On Jan. 28 the dean of America’s antitrust bar argued in a federal courtroom in Birmingham, Ala., that the Organization of Petroleum Exporting Countries should be prosecutable under U.S. antitrust law—which OPEC, as a cartel, almost certainly violates. That strikes Chatterbox as at least as big a story as last month’s news that said dean, David Boies, was being sued by two female former employees for failing to promote them to partner. The sex-discrimination story received wide and gleeful play, but the only coverage of the OPEC arguments that Chatterbox can find is a Jan. 29 article by Val Walton in the Birmingham News. Possibly the story was ignored because the lawsuit, Prewitt Enterprises v. OPEC, is widely considered to be quixotic. As Chatterbox noted previously (see “Suing OPEC,” Aug. 9, 2001), in 1981 a federal court of appeals threw out a similar lawsuit brought by the Association of Machinists and Aerospace Workers. In that instance, though, the machinists were suing the OPEC member countries, which was obviously problematic. This time, Birmingham gas-station owners Carl and Debbie Prewitt are suing OPEC itself. Which is why OPEC’s lawyers found themselves likening OPEC to the United Nations and the Organization of American States.

At issue in the Jan. 28 hearing was whether the attorneys in the case had followed proper legal procedure when they served OPEC with papers in Vienna, where OPEC is based. OPEC said not, because that was prohibited by Austrian law. (The Austrians actually have an OPEC-specific statute on the books that says OPEC can’t be served with court papers without OPEC’s consent.) Boies said it didn’t matter what Austrian law said, because this wasn’t an Austrian court, and that U.S. law said the papers could be served overseas. Indeed, Boies pointed out, that’s exactly what happened a few years ago when the United States busted the vitamin cartel:

This was a case in which vitamin manufacturers got together and fixed prices. Now, they did it in Germany and Japan, not the United States. They met in Germany and Japan and once in Mexico to fix prices. They never met in the United States. And most of them were foreign companies. And those that were foreign companies and that weren’t themselves directly doing business in the United States said you can’t serve us. And, of course, the courts held, no, that’s not right, because when you take action outside the United States that is designed to have an effect in the United States, then you are subject to jurisdiction in the United States.

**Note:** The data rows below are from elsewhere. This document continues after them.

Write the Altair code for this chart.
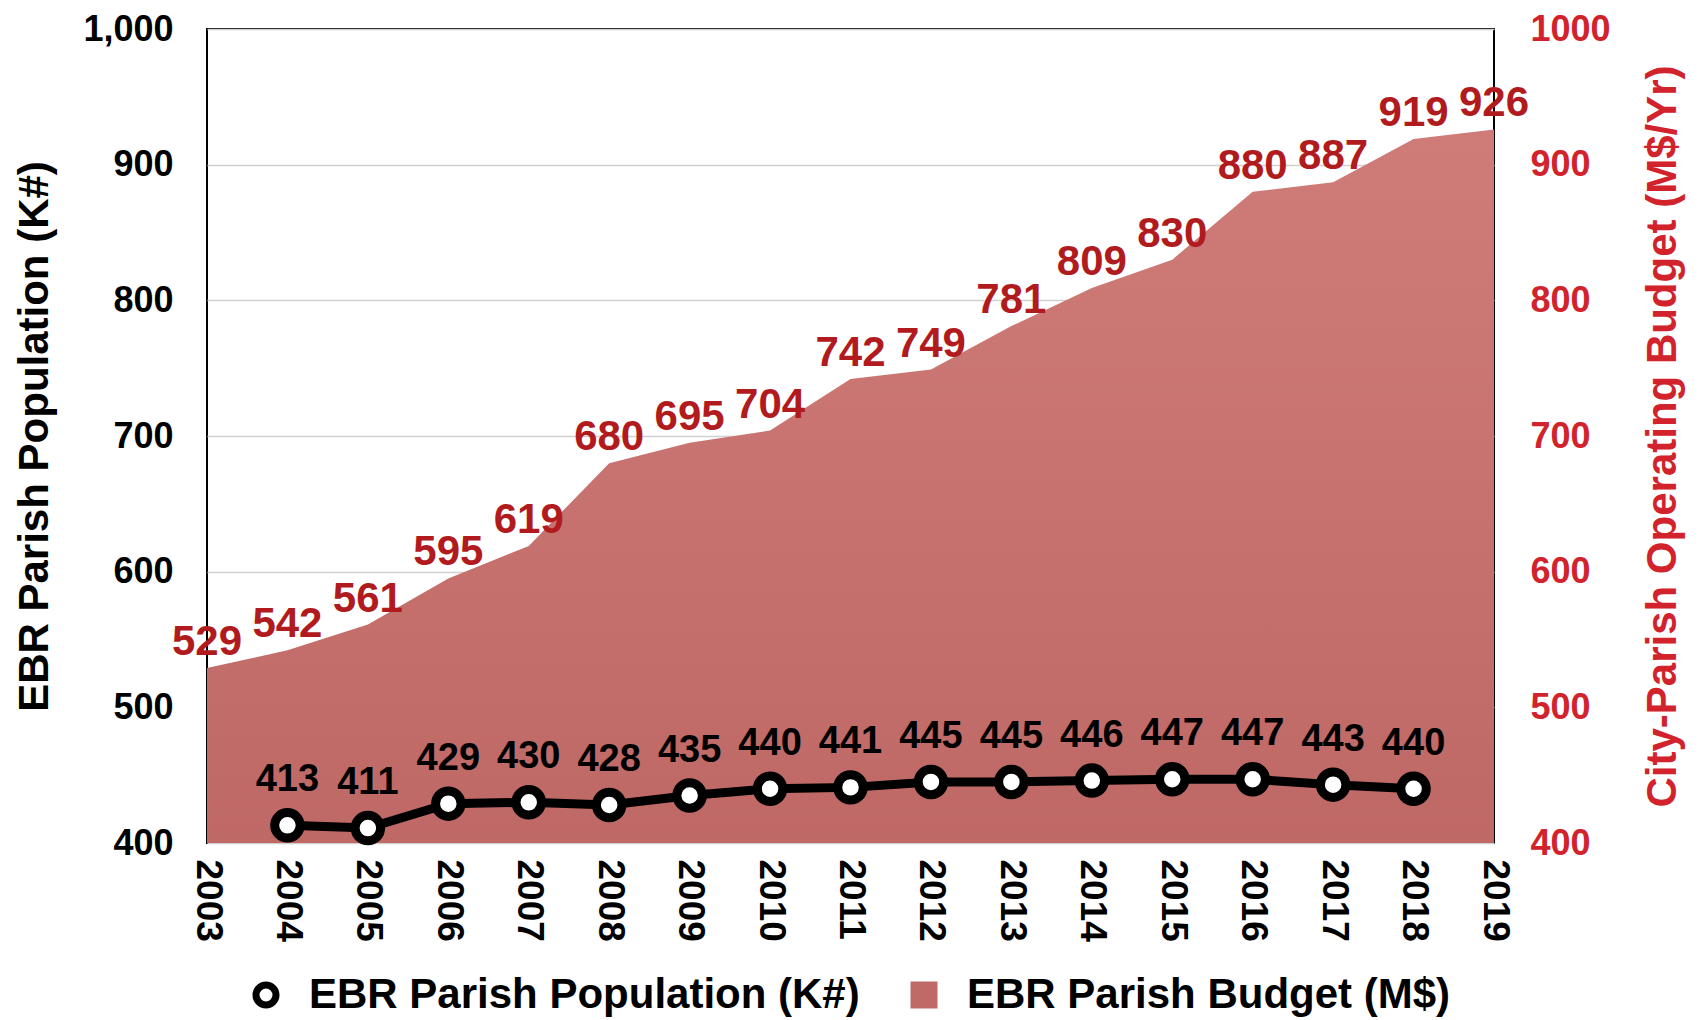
import altair as alt
import pandas as pd

# ---- data ----
budget_years = [2003, 2004, 2005, 2006, 2007, 2008, 2009, 2010, 2011,
                2012, 2013, 2014, 2015, 2016, 2017, 2018, 2019]
budget = [529, 542, 561, 595, 619, 680, 695, 704, 742,
          749, 781, 809, 830, 880, 887, 919, 926]
pop_years = [2004, 2005, 2006, 2007, 2008, 2009, 2010, 2011,
             2012, 2013, 2014, 2015, 2016, 2017, 2018]
population = [413, 411, 429, 430, 428, 435, 440, 441,
              445, 445, 446, 447, 447, 443, 440]
y_ticks = [400, 500, 600, 700, 800, 900, 1000]
series_names = ["EBR Parish Population (K#)", "EBR Parish Budget (M$)"]

FONT = "Liberation Sans"
RED_AXIS = "#d2232c"
RED_LABEL = "#b11b1d"
LEGEND_RED = "#c06a67"

bdf = pd.DataFrame({"year": budget_years, "budget": budget})
pdf = pd.DataFrame({"year": pop_years, "population": population,
                    "series": [series_names[0]] * len(pop_years)})

x_axis = alt.Axis(values=budget_years, format="d", labelAngle=90, ticks=False,
                  domain=False, grid=False, title=None, labelFontSize=37,
                  labelFont=FONT, labelFontWeight="bold", labelColor="black",
                  labelPadding=16, labelFlush=False, labelOverlap=False)
x_enc = alt.X("year:Q", scale=alt.Scale(domain=[2003, 2019], nice=False, zero=False),
              axis=x_axis)

y_scale = alt.Scale(domain=[400, 1000], nice=False, zero=False)

left_axis = alt.Axis(orient="left", title="EBR Parish Population (K#)", values=y_ticks,
                     format=",d", grid=True, gridColor="#d0d0d0", gridWidth=1.5,
                     ticks=False, domain=False, labelFontSize=36, labelFont=FONT,
                     labelFontWeight="bold", labelColor="black", labelPadding=34,
                     titleFontSize=42, titleFont=FONT, titleFontWeight="bold",
                     titleColor="black", titlePadding=26)
right_axis = alt.Axis(orient="right", title="City-Parish Operating Budget (M$/Yr)",
                      values=y_ticks, format="d", grid=False, ticks=False, domain=False,
                      labelFontSize=36, labelFont=FONT, labelFontWeight="bold",
                      labelColor=RED_AXIS, labelPadding=36,
                      titleFontSize=42, titleFont=FONT, titleFontWeight="bold",
                      titleColor=RED_AXIS, titlePadding=32, titleAngle=270,
                      titleBaseline="top")

gradient = alt.Gradient(gradient="linear",
                        stops=[alt.GradientStop(color="#cf7c79", offset=0),
                               alt.GradientStop(color="#b35a58", offset=1)],
                        x1=0, x2=0, y1=0, y2=1)

y_budget = alt.Y("budget:Q", scale=y_scale, axis=right_axis)
area = alt.Chart(bdf).mark_area(color=gradient, clip=True).encode(x=x_enc, y=y_budget)
btext = alt.Chart(bdf).mark_text(baseline="bottom", dy=-4, fontSize=42, font=FONT,
                                 fontWeight="bold", color=RED_LABEL).encode(
    x=x_enc, y=y_budget, text="budget:Q")

legend = alt.Legend(title=None, orient="none", legendX=38, legendY=945,
                    direction="horizontal",
                    labelFontSize=42, labelFont=FONT, labelFontWeight="bold",
                    labelColor="black", symbolSize=400, symbolStrokeWidth=7,
                    labelOffset=22, columnPadding=40, labelLimit=1000)

y_pop = alt.Y("population:Q", scale=y_scale, axis=left_axis)
line = alt.Chart(pdf).mark_line(color="black", strokeWidth=9).encode(x=x_enc, y=y_pop)
points = alt.Chart(pdf).mark_point(filled=True, size=650, strokeWidth=9, opacity=1).encode(
    x=x_enc, y=y_pop,
    shape=alt.Shape("series:N", scale=alt.Scale(domain=series_names, range=["circle", "square"]),
                    legend=legend),
    fill=alt.Fill("series:N", scale=alt.Scale(domain=series_names, range=["white", LEGEND_RED]),
                  legend=legend),
    stroke=alt.Stroke("series:N", scale=alt.Scale(domain=series_names, range=["black", LEGEND_RED]),
                      legend=legend),
)
ptext = alt.Chart(pdf).mark_text(baseline="bottom", dy=-26, fontSize=38, font=FONT,
                                 fontWeight="bold", color="black").encode(
    x=x_enc, y=y_pop, text="population:Q")

budget_layer = alt.layer(area, btext)
pop_layer = alt.layer(line, points, ptext)

chart = alt.layer(budget_layer, pop_layer).resolve_scale(y="independent").properties(
    width=1287, height=814,
    padding={"left": 5, "top": 3, "right": 5, "bottom": 0},
    background="white",
).configure_view(stroke="black", strokeWidth=2)

chart.save("out.html", embed_options={"renderer": "svg", "actions": False})
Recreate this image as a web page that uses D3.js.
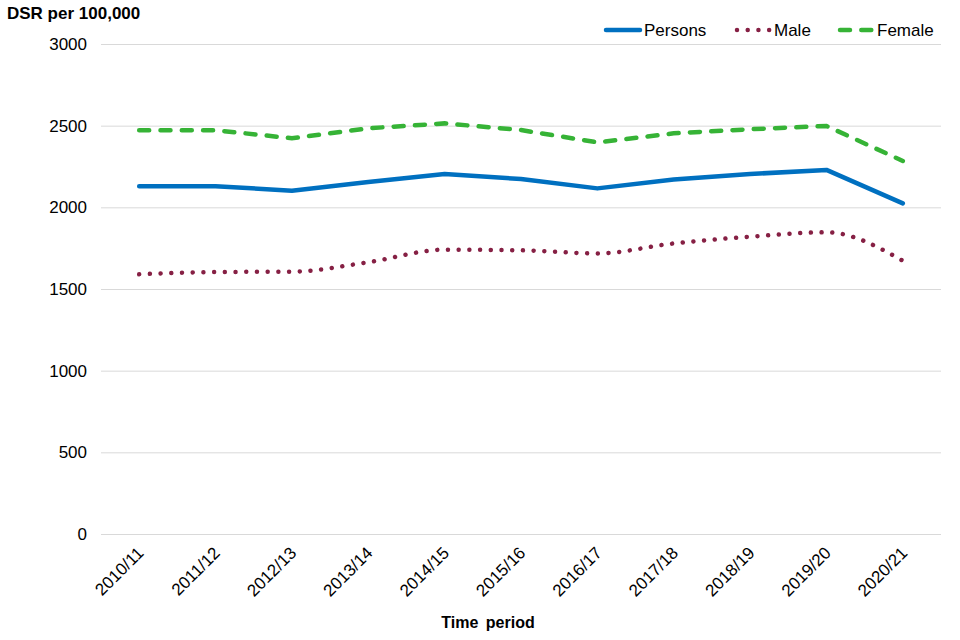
<!DOCTYPE html>
<html><head><meta charset="utf-8">
<script src="https://cdn.jsdelivr.net/npm/d3@7"></script>
<style>body{margin:0;background:#fff;font-family:"Liberation Sans",Arial,sans-serif;}</style>
</head><body><svg id="c" width="960" height="640"></svg>
<script>
const periods = ["2010/11","2011/12","2012/13","2013/14","2014/15","2015/16","2016/17","2017/18","2018/19","2019/20","2020/21"];
const persons = [2129,2129,2102,2155,2204,2173,2116,2171,2204,2229,2024];
const male    = [1590,1604,1606,1664,1741,1737,1718,1779,1820,1847,1673];
const female  = [2472,2472,2423,2484,2514,2473,2398,2453,2478,2498,2284];
const yTicks  = [0,500,1000,1500,2000,2500,3000];

const FONT = "Liberation Sans, Arial, sans-serif";
const svg = d3.select("#c");
const mLeft = 101, mRight = 941, mTop = 44, mBottom = 534;
const x = d3.scalePoint().domain(periods).range([mLeft, mRight]).padding(0.5);
const y = d3.scaleLinear().domain([0,3000]).range([mBottom, mTop]);

// gridlines
const yAxis = d3.axisLeft(y).tickValues(yTicks).tickSize(-(mRight-mLeft)).tickPadding(14).tickFormat(d3.format("d"));
const gy = svg.append("g").attr("transform",`translate(${mLeft},0)`).call(yAxis);
gy.select(".domain").remove();
gy.selectAll(".tick line").attr("stroke","#d9d9d9").attr("stroke-width",1);
gy.selectAll(".tick text").attr("font-size",17).attr("fill","#000").attr("font-family",FONT);

// x axis labels
const xAxis = d3.axisBottom(x).tickSize(0).tickPadding(0);
const gx = svg.append("g").attr("transform",`translate(0,${mBottom})`).call(xAxis);
gx.select(".domain").remove();
gx.selectAll(".tick text")
  .attr("font-size",17).attr("fill","#000").attr("font-family",FONT)
  .attr("text-anchor","end").attr("dy",0).attr("y",0)
  .attr("transform","translate(5,20) rotate(-45)");

const line = (vals, curve) => d3.line().x((d,i)=>x(periods[i])).y(d=>y(d)).curve(curve)(vals);

svg.append("path").attr("d",line(female,d3.curveLinear)).attr("fill","none")
  .attr("stroke","#36b336").attr("stroke-width",4.5).attr("stroke-linecap","round")
  .attr("stroke-dasharray","10 11.3");
svg.append("path").attr("d",line(persons,d3.curveLinear)).attr("fill","none")
  .attr("stroke","#0070c0").attr("stroke-width",4.5).attr("stroke-linejoin","round").attr("stroke-linecap","round");
svg.append("path").attr("d",line(male,d3.curveMonotoneX)).attr("fill","none")
  .attr("stroke","#862044").attr("stroke-width",4.5).attr("stroke-linecap","round")
  .attr("stroke-dasharray","0.01 10.7");

// titles
svg.append("text").attr("x",7).attr("y",19).attr("font-size",17).attr("font-weight","bold")
  .attr("font-family",FONT).text("DSR per 100,000");
svg.append("text").attr("x",488).attr("y",628).attr("text-anchor","middle").attr("font-size",16)
  .attr("font-weight","bold").attr("word-spacing",3).attr("font-family",FONT).text("Time period");

// legend
const legend = [
  {name:"Persons", color:"#0070c0", dash:null, x1:606, x2:640, tx:644},
  {name:"Male", color:"#862044", dash:"0.01 10.7", x1:737, x2:771, tx:774},
  {name:"Female", color:"#36b336", dash:"10 11.3", x1:840, x2:872, tx:877}
];
legend.forEach(l=>{
  svg.append("line").attr("x1",l.x1).attr("x2",l.x2).attr("y1",30).attr("y2",30)
    .attr("stroke",l.color).attr("stroke-width",4.5).attr("stroke-linecap","round")
    .attr("stroke-dasharray",l.dash);
  svg.append("text").attr("x",l.tx).attr("y",36).attr("font-size",17)
    .attr("font-family",FONT).text(l.name);
});
</script></body></html>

Chatterbox isn’t sufficiently expert about international law to pass judgment on this argument. But he enjoyed immensely what it provoked from OPEC attorney J. Mark White:

Mr. Boies says if this were Austria, Austria could serve somebody by registered mail in the United States. But they certainly couldn’t serve the United Nations. And they couldn’t serve the Organization of American States. And allowing service on OPEC would set a terribly dangerous precedent under international law, allowing those organizations which are afforded our protection under exactly the same type of headquarters agreement from being served.

This is entirely in keeping with OPEC’s claim that it is not a “simple commercial entity” (i.e., cartel) at all, but rather an international organization dedicated to maintaining oil price stability as “an essential ingredient for sound economic growth.” Why, you might even call it philanthropic!